■ **EXERCISE**
Transcribe the listing verbatim. Do not carry over any pictures.
---------- RECORDS PROVIDED ----------
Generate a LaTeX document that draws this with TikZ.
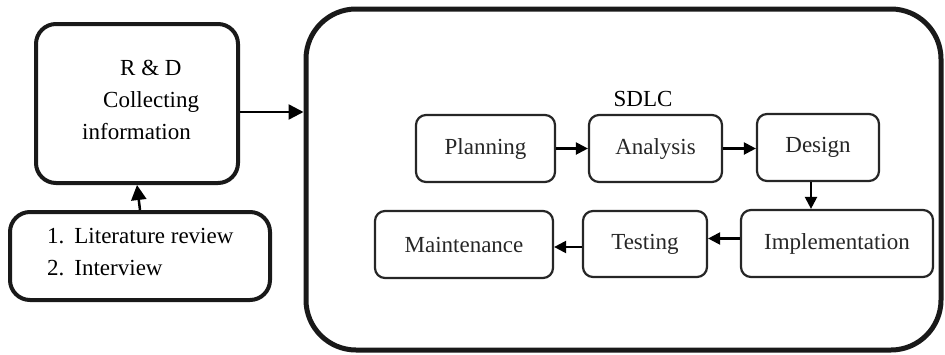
\documentclass[tikz,border=0pt]{standalone}
\usepackage{fontspec}
\setmainfont{Liberation Serif}
\usetikzlibrary{arrows.meta}
\tikzset{
  bigbox/.style={draw=black!90, line width=4pt, rounded corners=20pt, inner sep=0pt},
  outerbox/.style={draw=black!90, line width=5pt, rounded corners=50pt, inner sep=0pt},
  stepbox/.style={draw=black!85, line width=2.2pt, rounded corners=10pt, inner sep=0pt,
    font=\fontsize{23}{32}\selectfont, text=black!85},
  bigarr/.style={line width=2.5pt, -{Triangle[length=15pt,width=15pt]}},
  smallarr/.style={line width=2.2pt, -{Triangle[length=12pt,width=12pt]}},
}
\begin{document}
\begin{tikzpicture}[x=1pt,y=-1pt]
\useasboundingbox (0,0) rectangle (945,354);
% left boxes
\node[bigbox, minimum width=202pt, minimum height=159pt] (rd) at (137,103.5) {};
\node[anchor=north west, align=left, inner sep=0pt, font=\fontsize{23}{32}\selectfont] (rdtext) at (82,60)
  {\hspace*{38pt}R \& D\\\hspace*{21pt}Collecting\\information};
\node[bigbox, minimum width=260pt, minimum height=88pt] (src) at (140,256) {};
\node[anchor=north west, align=left, inner sep=0pt, font=\fontsize{23}{32}\selectfont] (srctext) at (47,228)
  {1.\hspace*{10pt}Literature review\\2.\hspace*{10pt}Interview};
% big box
\node[outerbox, minimum width=635pt, minimum height=341pt] (big) at (623.5,179.5) {};
\node[font=\fontsize{23}{28}\selectfont, inner sep=0pt] (sdlc) at (643,99) {SDLC};
% steps
\node[stepbox, minimum width=139pt, minimum height=67pt] (plan) at (485.5,148.5) {Planning};
\node[stepbox, minimum width=133pt, minimum height=67pt] (ana) at (655.5,148.5) {Analysis};
\node[stepbox, minimum width=122pt, minimum height=67pt] (des) at (818,147.5) {Design};
\node[stepbox, minimum width=192pt, minimum height=67pt] (imp) at (837,243.5) {Implementation};
\node[stepbox, minimum width=124pt, minimum height=66pt] (test) at (645,244) {Testing};
\node[stepbox, minimum width=178pt, minimum height=67pt] (main) at (464,244.5) {Maintenance};
% arrows
\draw[bigarr] (src.north) -- (rd.south);
\draw[bigarr] ([yshift=-8.5pt]rd.east) -- ([yshift=-8.5pt]rd.east -| big.west);
\draw[smallarr] (plan.east) -- (ana.west);
\draw[smallarr] (ana.east) -- (ana.east -| des.west);
\draw[smallarr] ([xshift=-7pt]des.south) -- ([xshift=-7pt]des.south |- imp.north);
\draw[smallarr] ([yshift=5pt]imp.west) -- ([yshift=5pt]imp.west -| test.east);
\draw[smallarr] ([yshift=-3pt]test.west) -- ([yshift=-3pt]test.west -| main.east);
\end{tikzpicture}
\end{document}
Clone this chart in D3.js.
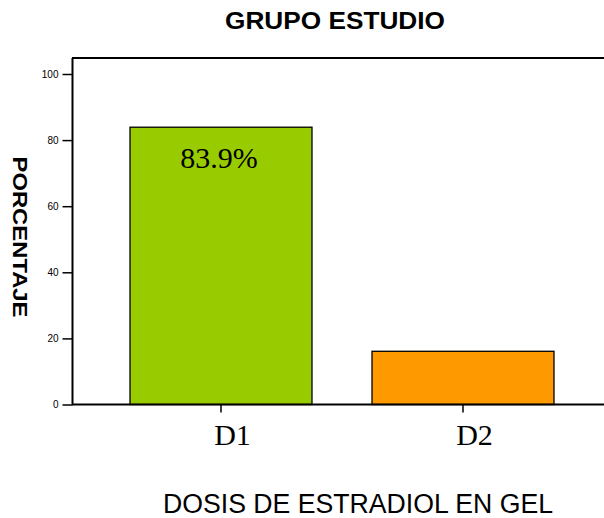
----------
■ **EXPECTED ANSWER**
Generate a LaTeX document that draws this with TikZ.
\documentclass[tikz,border=0pt]{standalone}
\usepackage{fontspec}
\setmainfont{Liberation Serif}
\usetikzlibrary{arrows.meta}
\tikzset{
  bigbox/.style={draw=black!90, line width=4pt, rounded corners=20pt, inner sep=0pt},
  outerbox/.style={draw=black!90, line width=5pt, rounded corners=50pt, inner sep=0pt},
  stepbox/.style={draw=black!85, line width=2.2pt, rounded corners=10pt, inner sep=0pt,
    font=\fontsize{23}{32}\selectfont, text=black!85},
  bigarr/.style={line width=2.5pt, -{Triangle[length=15pt,width=15pt]}},
  smallarr/.style={line width=2.2pt, -{Triangle[length=12pt,width=12pt]}},
}
\begin{document}
\begin{tikzpicture}[x=1pt,y=-1pt]
\useasboundingbox (0,0) rectangle (945,354);
% left boxes
\node[bigbox, minimum width=202pt, minimum height=159pt] (rd) at (137,103.5) {};
\node[anchor=north west, align=left, inner sep=0pt, font=\fontsize{23}{32}\selectfont] (rdtext) at (82,60)
  {\hspace*{38pt}R \& D\\\hspace*{21pt}Collecting\\information};
\node[bigbox, minimum width=260pt, minimum height=88pt] (src) at (140,256) {};
\node[anchor=north west, align=left, inner sep=0pt, font=\fontsize{23}{32}\selectfont] (srctext) at (47,228)
  {1.\hspace*{10pt}Literature review\\2.\hspace*{10pt}Interview};
% big box
\node[outerbox, minimum width=635pt, minimum height=341pt] (big) at (623.5,179.5) {};
\node[font=\fontsize{23}{28}\selectfont, inner sep=0pt] (sdlc) at (643,99) {SDLC};
% steps
\node[stepbox, minimum width=139pt, minimum height=67pt] (plan) at (485.5,148.5) {Planning};
\node[stepbox, minimum width=133pt, minimum height=67pt] (ana) at (655.5,148.5) {Analysis};
\node[stepbox, minimum width=122pt, minimum height=67pt] (des) at (818,147.5) {Design};
\node[stepbox, minimum width=192pt, minimum height=67pt] (imp) at (837,243.5) {Implementation};
\node[stepbox, minimum width=124pt, minimum height=66pt] (test) at (645,244) {Testing};
\node[stepbox, minimum width=178pt, minimum height=67pt] (main) at (464,244.5) {Maintenance};
% arrows
\draw[bigarr] (src.north) -- (rd.south);
\draw[bigarr] ([yshift=-8.5pt]rd.east) -- ([yshift=-8.5pt]rd.east -| big.west);
\draw[smallarr] (plan.east) -- (ana.west);
\draw[smallarr] (ana.east) -- (ana.east -| des.west);
\draw[smallarr] ([xshift=-7pt]des.south) -- ([xshift=-7pt]des.south |- imp.north);
\draw[smallarr] ([yshift=5pt]imp.west) -- ([yshift=5pt]imp.west -| test.east);
\draw[smallarr] ([yshift=-3pt]test.west) -- ([yshift=-3pt]test.west -| main.east);
\end{tikzpicture}
\end{document}
Clone this chart in D3.js.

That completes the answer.